The local juggalo Jock enemy faggoteer and bully to others, he feels that picking on everyone will help even out his horrible life. The funny thing is that he picks on the Eds (whom are three best friends) and he has no friends himself, which is hilarious. His family owns a hybrid, which only makes matters worse for Kevin, because of this, the children constantly tease him and call him a "Activist's Bitch". He is known for calling people dorks, when Kevin himself is secretly a dork too, and a poser+-loser. He is butthurt and insecure. Just hates to admit it though. No poseur, be happy though.
edit The Kanker Sisters
White trailer trash bitches who are desperate and retarded enough to go for the Eds. They are bitches simply because they like basking in people's misery. The Kankers are known to immediately come out of nowhere and fuck the Eds. Literally, it's a quick way to end the show if the writers can't think of anything else. Lee Kanker is the boss bitch of The Kanker Sisters. A ginger with a New York accent. She sexually harasses Eddy every day of the week like her sisters do to the rest of the other Eds. Marie Kanker is the one with a crush on Double D and has blue hair (it's not dyed, but from a genetic mutation their father contracted after making love with a sewer creature without wearing a condom). May Kanker is that blonde-headed skank bitch who should have been hit by an 18-wheeler truck. She sexually harasses Ed, but also has a crush on Double D.

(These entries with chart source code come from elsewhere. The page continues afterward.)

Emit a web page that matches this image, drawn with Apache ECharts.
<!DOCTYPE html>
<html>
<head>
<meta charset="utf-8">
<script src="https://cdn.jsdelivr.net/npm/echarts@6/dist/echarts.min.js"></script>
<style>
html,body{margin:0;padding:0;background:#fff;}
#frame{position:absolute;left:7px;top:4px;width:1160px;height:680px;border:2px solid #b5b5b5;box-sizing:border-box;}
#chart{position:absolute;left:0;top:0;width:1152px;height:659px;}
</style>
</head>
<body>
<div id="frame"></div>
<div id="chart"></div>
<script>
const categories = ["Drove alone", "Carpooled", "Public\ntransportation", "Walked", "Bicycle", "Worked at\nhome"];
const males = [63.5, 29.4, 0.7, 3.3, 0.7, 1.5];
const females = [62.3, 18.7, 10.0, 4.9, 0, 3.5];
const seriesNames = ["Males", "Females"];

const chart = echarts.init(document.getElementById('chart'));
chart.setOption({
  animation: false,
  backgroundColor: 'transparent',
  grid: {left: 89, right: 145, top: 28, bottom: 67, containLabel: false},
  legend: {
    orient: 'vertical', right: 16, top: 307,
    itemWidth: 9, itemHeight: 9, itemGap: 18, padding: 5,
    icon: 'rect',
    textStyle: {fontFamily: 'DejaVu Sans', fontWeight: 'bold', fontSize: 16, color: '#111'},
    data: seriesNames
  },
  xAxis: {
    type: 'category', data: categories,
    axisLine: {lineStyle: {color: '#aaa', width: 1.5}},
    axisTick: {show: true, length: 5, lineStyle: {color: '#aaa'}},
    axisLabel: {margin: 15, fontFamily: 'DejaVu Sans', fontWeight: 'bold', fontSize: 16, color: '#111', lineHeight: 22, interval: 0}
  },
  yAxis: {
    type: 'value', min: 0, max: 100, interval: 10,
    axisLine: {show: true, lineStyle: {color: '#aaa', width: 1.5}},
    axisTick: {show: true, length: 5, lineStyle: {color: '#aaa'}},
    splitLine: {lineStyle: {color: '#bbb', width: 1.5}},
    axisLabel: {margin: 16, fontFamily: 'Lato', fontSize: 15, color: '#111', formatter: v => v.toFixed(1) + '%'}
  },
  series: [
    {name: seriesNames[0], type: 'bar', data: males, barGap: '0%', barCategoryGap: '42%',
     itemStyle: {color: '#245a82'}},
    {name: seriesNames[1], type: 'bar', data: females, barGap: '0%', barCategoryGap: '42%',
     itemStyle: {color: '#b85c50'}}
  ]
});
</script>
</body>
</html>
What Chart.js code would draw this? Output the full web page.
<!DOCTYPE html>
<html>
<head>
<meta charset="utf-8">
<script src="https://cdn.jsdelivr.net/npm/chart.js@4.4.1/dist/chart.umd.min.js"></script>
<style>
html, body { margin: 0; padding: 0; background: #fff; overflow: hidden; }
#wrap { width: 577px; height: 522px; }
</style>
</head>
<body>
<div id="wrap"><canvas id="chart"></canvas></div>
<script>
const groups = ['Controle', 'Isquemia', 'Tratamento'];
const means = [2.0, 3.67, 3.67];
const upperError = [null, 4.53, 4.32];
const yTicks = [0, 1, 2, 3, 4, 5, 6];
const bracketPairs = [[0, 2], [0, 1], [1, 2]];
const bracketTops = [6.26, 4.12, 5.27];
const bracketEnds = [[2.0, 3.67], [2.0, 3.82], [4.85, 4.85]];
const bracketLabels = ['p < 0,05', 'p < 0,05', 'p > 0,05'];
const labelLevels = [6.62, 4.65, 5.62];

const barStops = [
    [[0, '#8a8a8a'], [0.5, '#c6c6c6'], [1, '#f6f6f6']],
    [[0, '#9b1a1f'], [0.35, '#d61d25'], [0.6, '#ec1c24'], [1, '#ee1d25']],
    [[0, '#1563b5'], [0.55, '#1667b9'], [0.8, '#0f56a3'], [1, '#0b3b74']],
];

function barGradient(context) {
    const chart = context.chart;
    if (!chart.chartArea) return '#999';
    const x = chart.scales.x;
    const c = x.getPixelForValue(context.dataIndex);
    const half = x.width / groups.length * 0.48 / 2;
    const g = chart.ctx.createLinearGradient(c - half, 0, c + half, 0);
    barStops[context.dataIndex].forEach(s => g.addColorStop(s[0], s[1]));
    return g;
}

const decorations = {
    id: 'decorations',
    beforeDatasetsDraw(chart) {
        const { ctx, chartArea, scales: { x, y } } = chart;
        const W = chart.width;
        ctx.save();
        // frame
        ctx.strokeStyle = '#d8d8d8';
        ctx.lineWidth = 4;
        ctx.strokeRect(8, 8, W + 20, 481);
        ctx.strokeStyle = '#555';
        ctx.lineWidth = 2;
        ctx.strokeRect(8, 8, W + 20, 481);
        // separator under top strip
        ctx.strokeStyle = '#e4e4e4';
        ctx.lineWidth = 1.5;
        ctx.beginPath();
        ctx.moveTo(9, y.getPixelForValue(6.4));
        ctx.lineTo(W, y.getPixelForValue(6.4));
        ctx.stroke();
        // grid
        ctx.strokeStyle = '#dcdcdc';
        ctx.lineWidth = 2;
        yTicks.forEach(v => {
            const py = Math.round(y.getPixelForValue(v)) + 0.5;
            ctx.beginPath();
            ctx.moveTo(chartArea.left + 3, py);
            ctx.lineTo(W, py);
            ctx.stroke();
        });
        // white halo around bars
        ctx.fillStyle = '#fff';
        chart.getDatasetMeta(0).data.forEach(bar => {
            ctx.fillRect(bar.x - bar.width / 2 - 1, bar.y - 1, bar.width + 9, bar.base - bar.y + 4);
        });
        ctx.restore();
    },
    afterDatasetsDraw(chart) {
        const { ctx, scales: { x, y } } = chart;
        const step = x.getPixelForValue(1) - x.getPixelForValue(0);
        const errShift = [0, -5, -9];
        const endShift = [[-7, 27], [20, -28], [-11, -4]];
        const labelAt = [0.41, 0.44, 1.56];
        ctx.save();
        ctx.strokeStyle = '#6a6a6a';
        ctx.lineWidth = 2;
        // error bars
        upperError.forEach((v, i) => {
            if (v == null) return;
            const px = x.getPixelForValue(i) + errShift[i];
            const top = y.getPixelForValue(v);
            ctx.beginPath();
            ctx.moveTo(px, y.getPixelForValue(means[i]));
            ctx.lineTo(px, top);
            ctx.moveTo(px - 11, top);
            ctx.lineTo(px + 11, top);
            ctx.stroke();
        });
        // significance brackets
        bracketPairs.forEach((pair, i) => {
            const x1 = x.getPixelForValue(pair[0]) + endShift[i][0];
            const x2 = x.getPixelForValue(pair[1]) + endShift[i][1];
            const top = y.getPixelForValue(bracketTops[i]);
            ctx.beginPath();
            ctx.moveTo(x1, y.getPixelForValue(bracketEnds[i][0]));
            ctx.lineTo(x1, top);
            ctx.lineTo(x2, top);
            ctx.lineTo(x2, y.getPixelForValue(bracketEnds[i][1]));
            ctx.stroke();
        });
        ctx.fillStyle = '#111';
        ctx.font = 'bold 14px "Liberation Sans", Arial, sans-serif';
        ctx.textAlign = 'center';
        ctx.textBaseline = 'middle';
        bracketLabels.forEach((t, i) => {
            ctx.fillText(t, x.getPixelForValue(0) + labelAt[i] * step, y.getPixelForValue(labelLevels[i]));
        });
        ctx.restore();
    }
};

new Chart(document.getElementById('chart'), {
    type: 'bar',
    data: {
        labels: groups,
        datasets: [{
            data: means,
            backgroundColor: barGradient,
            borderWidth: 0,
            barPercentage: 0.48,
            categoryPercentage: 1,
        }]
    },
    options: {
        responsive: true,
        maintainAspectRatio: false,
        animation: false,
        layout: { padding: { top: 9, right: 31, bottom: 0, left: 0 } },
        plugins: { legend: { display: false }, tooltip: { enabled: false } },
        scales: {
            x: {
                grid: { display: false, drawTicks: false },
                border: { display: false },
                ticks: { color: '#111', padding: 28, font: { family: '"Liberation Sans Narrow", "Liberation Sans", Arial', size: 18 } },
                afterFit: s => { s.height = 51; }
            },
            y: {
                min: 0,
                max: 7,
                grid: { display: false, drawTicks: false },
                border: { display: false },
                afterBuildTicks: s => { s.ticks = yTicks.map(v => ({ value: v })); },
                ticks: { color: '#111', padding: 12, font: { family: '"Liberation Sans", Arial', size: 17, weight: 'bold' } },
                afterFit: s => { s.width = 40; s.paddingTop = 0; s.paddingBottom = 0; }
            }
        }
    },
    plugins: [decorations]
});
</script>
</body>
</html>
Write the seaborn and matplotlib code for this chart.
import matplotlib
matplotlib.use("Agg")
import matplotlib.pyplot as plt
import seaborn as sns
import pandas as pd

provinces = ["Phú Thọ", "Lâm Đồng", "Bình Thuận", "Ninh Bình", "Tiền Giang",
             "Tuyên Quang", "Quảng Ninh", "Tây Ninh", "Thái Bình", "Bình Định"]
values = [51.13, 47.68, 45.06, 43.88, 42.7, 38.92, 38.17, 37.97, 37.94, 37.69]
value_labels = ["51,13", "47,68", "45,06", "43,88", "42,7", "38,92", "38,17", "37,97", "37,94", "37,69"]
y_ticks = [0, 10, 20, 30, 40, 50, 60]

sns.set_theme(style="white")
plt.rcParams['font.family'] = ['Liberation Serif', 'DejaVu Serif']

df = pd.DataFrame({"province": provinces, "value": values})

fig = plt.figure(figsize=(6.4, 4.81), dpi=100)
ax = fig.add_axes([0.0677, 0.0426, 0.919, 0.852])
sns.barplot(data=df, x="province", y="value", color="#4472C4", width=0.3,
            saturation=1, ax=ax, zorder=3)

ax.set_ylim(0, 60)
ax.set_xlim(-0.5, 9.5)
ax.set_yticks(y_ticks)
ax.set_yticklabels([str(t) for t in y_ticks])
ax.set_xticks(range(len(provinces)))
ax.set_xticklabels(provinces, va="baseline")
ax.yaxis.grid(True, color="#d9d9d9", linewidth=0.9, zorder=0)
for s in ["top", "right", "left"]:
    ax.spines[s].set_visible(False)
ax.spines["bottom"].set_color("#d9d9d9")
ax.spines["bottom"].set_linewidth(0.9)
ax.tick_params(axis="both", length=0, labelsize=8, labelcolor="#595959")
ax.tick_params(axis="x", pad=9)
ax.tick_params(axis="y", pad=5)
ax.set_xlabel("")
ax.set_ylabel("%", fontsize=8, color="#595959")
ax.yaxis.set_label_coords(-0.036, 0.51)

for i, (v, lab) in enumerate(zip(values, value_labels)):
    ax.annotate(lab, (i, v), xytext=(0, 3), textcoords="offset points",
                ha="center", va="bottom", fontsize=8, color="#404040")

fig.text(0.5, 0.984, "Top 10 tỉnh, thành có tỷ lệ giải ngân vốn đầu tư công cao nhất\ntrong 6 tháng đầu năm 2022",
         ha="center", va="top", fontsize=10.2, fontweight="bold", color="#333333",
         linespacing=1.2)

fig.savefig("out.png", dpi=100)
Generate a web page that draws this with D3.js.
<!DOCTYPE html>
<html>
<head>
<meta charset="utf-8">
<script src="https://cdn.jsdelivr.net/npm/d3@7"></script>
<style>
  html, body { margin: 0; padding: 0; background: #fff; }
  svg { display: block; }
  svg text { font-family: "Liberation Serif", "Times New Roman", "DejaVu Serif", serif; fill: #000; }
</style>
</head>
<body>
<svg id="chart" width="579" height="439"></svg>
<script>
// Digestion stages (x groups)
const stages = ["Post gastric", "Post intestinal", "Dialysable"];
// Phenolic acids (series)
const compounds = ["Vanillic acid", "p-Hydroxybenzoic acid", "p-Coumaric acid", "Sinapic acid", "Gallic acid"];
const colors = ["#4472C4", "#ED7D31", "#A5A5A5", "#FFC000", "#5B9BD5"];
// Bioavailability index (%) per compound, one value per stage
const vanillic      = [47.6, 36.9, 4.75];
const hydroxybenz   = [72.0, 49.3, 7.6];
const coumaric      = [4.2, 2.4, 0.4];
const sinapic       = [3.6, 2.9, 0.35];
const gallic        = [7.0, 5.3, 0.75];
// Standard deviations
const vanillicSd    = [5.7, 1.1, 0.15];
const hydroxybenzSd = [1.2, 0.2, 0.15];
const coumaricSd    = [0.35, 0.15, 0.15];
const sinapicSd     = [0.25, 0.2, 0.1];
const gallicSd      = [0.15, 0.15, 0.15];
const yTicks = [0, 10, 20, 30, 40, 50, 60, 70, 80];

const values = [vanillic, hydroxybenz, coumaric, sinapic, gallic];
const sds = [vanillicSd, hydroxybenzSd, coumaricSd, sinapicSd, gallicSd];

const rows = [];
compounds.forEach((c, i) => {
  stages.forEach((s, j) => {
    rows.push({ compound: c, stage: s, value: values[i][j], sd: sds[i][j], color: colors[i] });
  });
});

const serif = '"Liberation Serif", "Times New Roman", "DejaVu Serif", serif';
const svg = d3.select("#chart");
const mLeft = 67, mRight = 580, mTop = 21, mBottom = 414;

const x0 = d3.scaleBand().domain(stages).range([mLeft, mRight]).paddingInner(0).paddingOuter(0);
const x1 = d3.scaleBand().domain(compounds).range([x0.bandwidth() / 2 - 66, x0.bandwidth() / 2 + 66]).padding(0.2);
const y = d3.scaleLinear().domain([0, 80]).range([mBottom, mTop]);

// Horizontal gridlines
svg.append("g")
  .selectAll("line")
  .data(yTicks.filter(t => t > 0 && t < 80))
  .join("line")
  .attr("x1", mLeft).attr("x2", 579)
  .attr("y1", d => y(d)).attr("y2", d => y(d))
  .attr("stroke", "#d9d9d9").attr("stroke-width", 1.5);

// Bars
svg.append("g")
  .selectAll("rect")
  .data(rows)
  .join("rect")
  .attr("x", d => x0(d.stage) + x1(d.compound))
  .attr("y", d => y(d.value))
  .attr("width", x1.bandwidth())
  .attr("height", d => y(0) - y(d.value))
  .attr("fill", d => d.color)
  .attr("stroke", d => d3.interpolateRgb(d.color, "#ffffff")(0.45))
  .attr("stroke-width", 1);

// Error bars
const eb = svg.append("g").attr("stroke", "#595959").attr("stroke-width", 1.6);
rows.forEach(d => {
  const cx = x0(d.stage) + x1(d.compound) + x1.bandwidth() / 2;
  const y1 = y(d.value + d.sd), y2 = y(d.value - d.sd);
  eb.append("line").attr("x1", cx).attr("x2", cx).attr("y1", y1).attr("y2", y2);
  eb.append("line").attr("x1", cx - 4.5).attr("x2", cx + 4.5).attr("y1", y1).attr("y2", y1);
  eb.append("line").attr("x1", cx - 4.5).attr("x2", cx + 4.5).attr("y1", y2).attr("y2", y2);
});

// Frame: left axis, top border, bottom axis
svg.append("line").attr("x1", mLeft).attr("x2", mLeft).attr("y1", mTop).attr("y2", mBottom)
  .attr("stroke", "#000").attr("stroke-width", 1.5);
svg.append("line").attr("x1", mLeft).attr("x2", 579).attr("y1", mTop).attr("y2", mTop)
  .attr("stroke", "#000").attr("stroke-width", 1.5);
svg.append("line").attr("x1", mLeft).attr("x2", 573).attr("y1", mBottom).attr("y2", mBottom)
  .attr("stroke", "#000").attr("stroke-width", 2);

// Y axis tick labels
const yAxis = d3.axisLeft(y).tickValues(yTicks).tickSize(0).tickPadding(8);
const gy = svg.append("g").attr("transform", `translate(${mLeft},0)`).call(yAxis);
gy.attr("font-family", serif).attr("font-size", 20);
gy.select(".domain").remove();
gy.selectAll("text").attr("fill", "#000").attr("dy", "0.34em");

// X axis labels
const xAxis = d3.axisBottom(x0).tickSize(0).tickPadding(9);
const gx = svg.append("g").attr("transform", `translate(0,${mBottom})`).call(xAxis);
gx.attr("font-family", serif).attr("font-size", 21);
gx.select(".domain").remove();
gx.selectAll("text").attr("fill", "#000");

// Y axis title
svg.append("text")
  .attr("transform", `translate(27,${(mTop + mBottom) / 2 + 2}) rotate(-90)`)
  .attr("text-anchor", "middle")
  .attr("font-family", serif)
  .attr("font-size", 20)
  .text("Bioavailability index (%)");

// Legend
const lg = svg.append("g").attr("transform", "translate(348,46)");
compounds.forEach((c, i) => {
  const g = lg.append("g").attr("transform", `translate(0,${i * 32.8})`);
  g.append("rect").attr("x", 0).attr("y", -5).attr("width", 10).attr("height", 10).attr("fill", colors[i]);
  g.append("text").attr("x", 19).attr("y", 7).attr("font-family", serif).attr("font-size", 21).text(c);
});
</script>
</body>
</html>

edit Eddy's Brother (Matthew McGee)
The mildly spoken about and the series’ “unseen” character, Eddy’s brother, appears in the series finale “Ed Edd n Eddy’s Big Picture Show” to reprise his role as the neighborhood pedophile, the reason why he took off and went to live at the Mondo-A-Go-Go amusement park. Although his younger brother, Eddy, had profusely praised the child molester throughout the series, the guy just proves to be a sociopathic white trash asshole who takes joy in torturing other white trash kids. In the series finale, the other kids saw how horribly Eddy's brother was molesting Edd, they fought back by having the door on his trailer slammed in his face. After that, Eddy's brother was finished off when he was molested by the Kankers. It is rumored, that Eddy's Brother is THE Big Brother due to his sadistic manners and rare one-time appearances.
Due to their tendency to cancel shows that are actually good, Danny Antonucci betrayed the network in 2007 and moved to Disney Channel on a 7-month contract, after which came back to CN to direct Big Picture Show. He was still pissed he got a $70 pay deduction. This has also left some fans wondering...how long before the spin-off?